If natural resources are found, a license is required for their extraction. However, extraction is only possible if the necessary operating plan permit and any other approvals such as water right approvals have already been granted. If the extracted natural resources can be used for financial gain, the permit holder must pay extraction royalties for the extracted free-to-mine natural resources as per Section 31 BBergG. The standard rate for extraction royalties is 10% of the market value of the natural resources in question (Section 31(2) sentence 1 BBergG). Here too, individual Federal States may stipulate different regulations in their legislation for the calculation of mine site and extraction royalties under certain conditions (see Section 32 BBergG and table: Federal State law regulations on mine site and extraction royalties).
Owners of old rights are exempt from extraction royalties in accordance with Section 151(2) no. 2 BBergG (see Legal framework). In practice, this primarily affects lignite extraction and old grants for granite, coloured earths, salt and brine. Even before BBergG 1982 came into force, the operators of these sites had received unlimited-term, irrevocable extraction rights free from royalties or had acquired old rights in the “new” Federal States in eastern Germany in the course of privatising proprietary mining rights.
For this reason, they are not recorded in the State ordinances on extraction royalties.
This excludes Saxony and Saxony-Anhalt. In these Federal States, special aspects required new licenses to be applied for in accordance with the BBergG within the framework of the Unification Treaty. These licenses are always subject to royalties. Therefore, exemptions were created in the Extraction Royalties Ordinances of both States (Parliamentary advisory service of the State parliament of Brandenburg 2008).1 In Saxony and Saxony-Anhalt, the exemptions are currently limited until 31 December 2025.
Mine site and extraction royalties only apply to free-to-mine natural resources. While mine site royalties are appropriated into the respective Federal State’s budget, the revenue from extraction royalties is used for inter-state financial equalisation. Mine site and extraction royalties are levied by the mining authorities of the Federal States.

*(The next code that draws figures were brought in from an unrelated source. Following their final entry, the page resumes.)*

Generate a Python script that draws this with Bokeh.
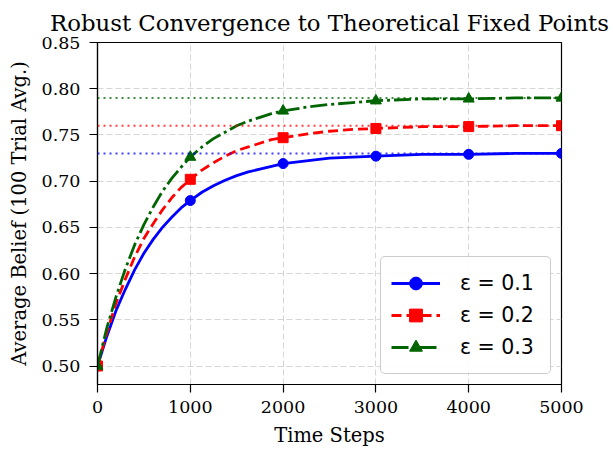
from bokeh.plotting import figure
from bokeh.models import Range1d, FixedTicker, Legend, LegendItem, Span
from bokeh.embed import file_html
from bokeh.resources import INLINE

# ---- data ----
steps = [0, 100, 200, 300, 400, 500, 600, 700, 800, 900, 1000,
         1125, 1250, 1375, 1500, 1625, 1750, 1875, 2000, 2250, 2500, 2750,
         3000, 3500, 4000, 4500, 5000]
belief_01 = [0.500, 0.532, 0.560, 0.583, 0.604, 0.622, 0.637, 0.650, 0.661, 0.671, 0.679,
             0.688, 0.695, 0.701, 0.706, 0.710, 0.713, 0.716, 0.719, 0.722, 0.725, 0.726,
             0.727, 0.729, 0.729, 0.730, 0.730]
belief_02 = [0.500, 0.536, 0.568, 0.594, 0.618, 0.638, 0.654, 0.669, 0.682, 0.693, 0.702,
             0.712, 0.720, 0.727, 0.733, 0.737, 0.741, 0.745, 0.747, 0.751, 0.754, 0.756,
             0.757, 0.759, 0.759, 0.760, 0.760]
belief_03 = [0.500, 0.541, 0.575, 0.605, 0.631, 0.653, 0.672, 0.689, 0.703, 0.715, 0.726,
             0.737, 0.746, 0.753, 0.760, 0.765, 0.769, 0.773, 0.776, 0.780, 0.783, 0.785,
             0.787, 0.789, 0.789, 0.790, 0.790]
marker_steps = [0, 1000, 2000, 3000, 4000, 5000]
fixed_points = [0.73, 0.76, 0.79]
labels = ["ε = 0.1", "ε = 0.2", "ε = 0.3"]
x_ticks = [0, 1000, 2000, 3000, 4000, 5000]
y_ticks = [0.50, 0.55, 0.60, 0.65, 0.70, 0.75, 0.80, 0.85]

colors = ["#0000ff", "#ff0000", "#006400"]
dashes = ["solid", "10 5", "17 4 3 4"]
markers = ["circle", "square", "triangle"]
msizes = [10, 10, 11]

p = figure(width=613, height=451, output_backend="svg", toolbar_location=None,
           x_range=Range1d(0, 5000), y_range=Range1d(0.48, 0.85),
           min_border_left=97, min_border_right=52, min_border_top=42, min_border_bottom=67)

p.title.text = "Robust Convergence to Theoretical Fixed Points"
p.title.text_font = "DejaVu Serif"
p.title.text_font_size = "22.8px"
p.title.text_font_style = "normal"
p.title.text_color = "black"
p.title.align = "center"
p.title.offset = -6
p.title.text_line_height = 0.7
p.title.standoff = 14

p.outline_line_color = "black"
p.outline_line_width = 1.2
p.outline_line_alpha = 1

for ax in (p.xaxis[0], p.yaxis[0]):
    ax.axis_label_text_font = "DejaVu Serif"
    ax.axis_label_text_font_size = "19.5px"
    ax.axis_label_text_font_style = "normal"
    ax.axis_label_text_color = "black"
    ax.major_label_text_font = "DejaVu Serif"
    ax.major_label_text_font_size = "17.5px"
    ax.major_label_text_color = "black"
    ax.axis_line_color = "black"
    ax.axis_line_width = 1.2
    ax.major_tick_line_color = "black"
    ax.major_tick_line_width = 1.2
    ax.major_tick_out = 8
    ax.major_tick_in = 0
    ax.minor_tick_line_color = None

p.xaxis.major_label_standoff = 8
p.yaxis.major_label_standoff = 9
p.xaxis.axis_label = "Time Steps"
p.yaxis.axis_label = "Average Belief (100 Trial Avg.)"
p.xaxis.ticker = FixedTicker(ticks=x_ticks)
p.yaxis.ticker = FixedTicker(ticks=y_ticks)
p.xaxis.major_label_overrides = {v: str(v) for v in x_ticks}
p.yaxis.major_label_overrides = {v: f"{v:.2f}" for v in y_ticks}
p.xaxis.axis_label_standoff = 8
p.yaxis.axis_label_standoff = 8

for g in (p.xgrid[0], p.ygrid[0]):
    g.grid_line_color = "#cccccc"
    g.grid_line_dash = "6 3"
    g.grid_line_width = 1
    g.grid_line_alpha = 0.8

series = [belief_01, belief_02, belief_03]
items = []
for fp, c in zip(fixed_points, colors):
    p.add_layout(Span(location=fp, dimension="width", line_color=c, line_dash="2 4",
                      line_width=2, line_alpha=0.75))
for vals, c, d, m, ms, lab in zip(series, colors, dashes, markers, msizes, labels):
    lr = p.line(steps, vals, line_color=c, line_width=2.8, line_dash=d)
    mx = [s for s in steps if s in marker_steps]
    my = [v for s, v in zip(steps, vals) if s in marker_steps]
    mr = p.scatter(mx, my, marker=m, size=ms, fill_color=c, line_color=c)
    items.append(LegendItem(label=lab, renderers=[lr, mr]))

legend = Legend(items=items, location="bottom_right")
legend.label_text_font = "DejaVu Sans"
legend.label_text_font_size = "20.5px"
legend.label_text_color = "black"
legend.glyph_width = 49
legend.glyph_height = 32
legend.label_height = 32
legend.label_width = 80
legend.label_standoff = 20
legend.spacing = 0
legend.padding = 10
legend.margin = 10
legend.border_line_color = "#999999"
legend.border_line_width = 1.5
legend.background_fill_color = "white"
legend.background_fill_alpha = 0.9
legend.border_radius = 5
p.add_layout(legend, "center")

open("out.html", "w").write(file_html(p, INLINE))
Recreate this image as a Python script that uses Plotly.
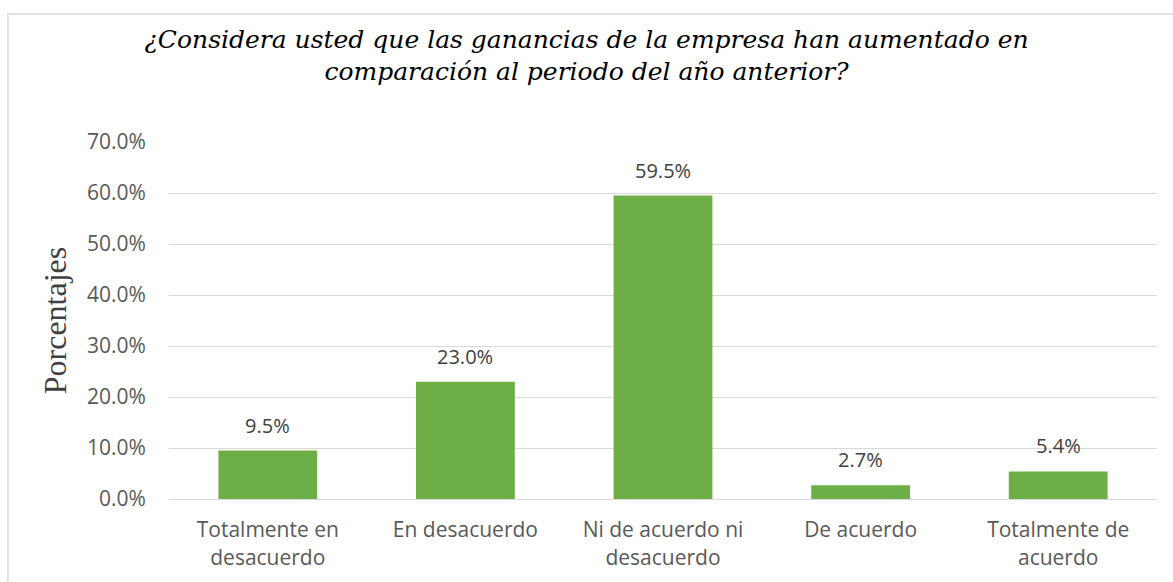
import plotly.graph_objects as go

categories = ["Totalmente en<br>desacuerdo", "En desacuerdo", "Ni de acuerdo ni<br>desacuerdo",
              "De acuerdo", "Totalmente de<br>acuerdo"]
values = [9.5, 23.0, 59.5, 2.7, 5.4]
tick_vals = [0, 10, 20, 30, 40, 50, 60, 70]
tick_text = ["0.0%", "10.0%", "20.0%", "30.0%", "40.0%", "50.0%", "60.0%", "70.0%"]

label_font = dict(family="Open Sans", size=21, color="#595959")
serif = "Liberation Serif"

fig = go.Figure(go.Bar(
    x=categories,
    y=values,
    width=0.5,
    marker=dict(color="#6eae46", line=dict(width=0)),
    cliponaxis=False,
))

# value labels above each bar
for c, v in zip(categories, values):
    fig.add_annotation(
        x=c, y=v, xref="x", yref="y",
        text=f"{v:.1f}%", showarrow=False,
        yanchor="bottom", yshift=10,
        font=dict(family="Open Sans", size=20, color="#404040"),
    )

fig.update_layout(
    width=1173, height=582,
    margin=dict(l=169, r=16, t=142, b=83),
    paper_bgcolor="white", plot_bgcolor="white",
    showlegend=False,
    title=dict(
        text="¿Considera usted que las ganancias de la empresa han aumentado en<br>comparación al periodo del año anterior?",
        x=0.5, xref="container", xanchor="center",
        y=0.918, yref="container", yanchor="top",
        font=dict(family="DejaVu Serif", size=25, color="#000000", style="italic"),
    ),
    xaxis=dict(
        showgrid=False, showline=False,
        ticks="outside", ticklen=12, tickcolor="rgba(0,0,0,0)",
        tickfont=label_font,
    ),
    yaxis=dict(
        range=[0, 70], tickvals=tick_vals, ticktext=tick_text,
        tickfont=label_font,
        showgrid=True, gridcolor="#d9d9d9", gridwidth=1,
        zeroline=True, zerolinecolor="#d9d9d9", zerolinewidth=1,
        showline=False, ticks="outside", ticklen=18, tickcolor="rgba(0,0,0,0)",
        title=dict(text="Porcentajes", font=dict(family=serif, size=32, color="#404040"),
                   standoff=10),
    ),
    shapes=[dict(
        type="rect", xref="paper", yref="paper",
        x0=-0.163, x1=1.2, y0=-0.5, y1=1.3585,
        line=dict(color="#d9d9d9", width=1.5), fillcolor="rgba(0,0,0,0)",
        layer="below",
    )],
)

fig.write_html("out.html")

An overview showing which natural resources are subject to mine site- and extraction royalties can be found below.
Trade tax
Trade tax is levied on real estate or property. Assessment of trade tax involves several stages: The municipalities due to receive the trade tax are routinely responsible for levying the tax. The trade tax is levied by the municipality in which the enterprise is located. The purpose of the trade tax is to tax the objective earning potential of a commercial enterprise. However, unlike corporate tax, trade tax is not linked to economic performance. Additions and deductions correct the profit of the commercial enterprise (Sections 8 and 9 GewStG (Trade tax)). To calculate trade tax, the responsible tax office determines the taxable amount, which is 3.5% of the objectified earning potential of the commercial enterprise. For all the companies in its area of jurisdiction, the responsible municipality determines a uniform tax factor, which must be at least 200% (Section 16(4) sentence 2 GewStG) and calculates the trade tax based on the taxable amount determined by the tax office and the individual tax factor.
Extractive companies with the legal form of a partnership or limited company are subject to trade tax. If operating facilities are located in an area belonging to several municipalities or are operated in a number of municipalities, the tax assessment basis (assessment basis for trade tax) is distributed among these individual municipalities (so-called “reallocation”). As a general rule, the wages in the individual operating facilities are used as a measure for the calculations. This means that each municipality involved levies its share of the trade tax.
Tabular overviews of the tax factors of the municipalities in Germany are available via the Federal Statistical Office2 and visualised on a map for 2023. Trade tax is the main source of tax for municipalities, followed by land tax. The Federal Government and the States share in the revenues of the trade tax through an allocation and redistribution mechanism for trade tax. The remainder of the trade tax for the municipalities flows into their general budgets, thus helping to finance the local infrastructure and to provide education and social services among other things.
Lease payments
In Germany, the extraction of natural resources is governed by the BBergG, if the resources concerned are free-to-mine or privately-owned natural resources (see Legal Framework, Figure 2). The ownership of a property does not extend to free-to-mine natural resources, so in this respect the property rights of the landowner are limited. Privately-owned natural resources, on the other hand, are owned by the landowner. The landowner may carry out prospecting and extract the resources if found, without the need for any additional special legal title in addition to the operating permit and other required public-law approvals. Its inclusion in the scope of validity of the BBergG aims to make their extraction subject to a uniform legal framework throughout Germany and (in particular) to uniformly regulate natural resource extraction in underground mining and ensure uniformity in the management of mining inspection authorities. This is because the mining of natural resources requires the submission of operating plans, which must be approved by the mining authorities before the natural resources are extracted.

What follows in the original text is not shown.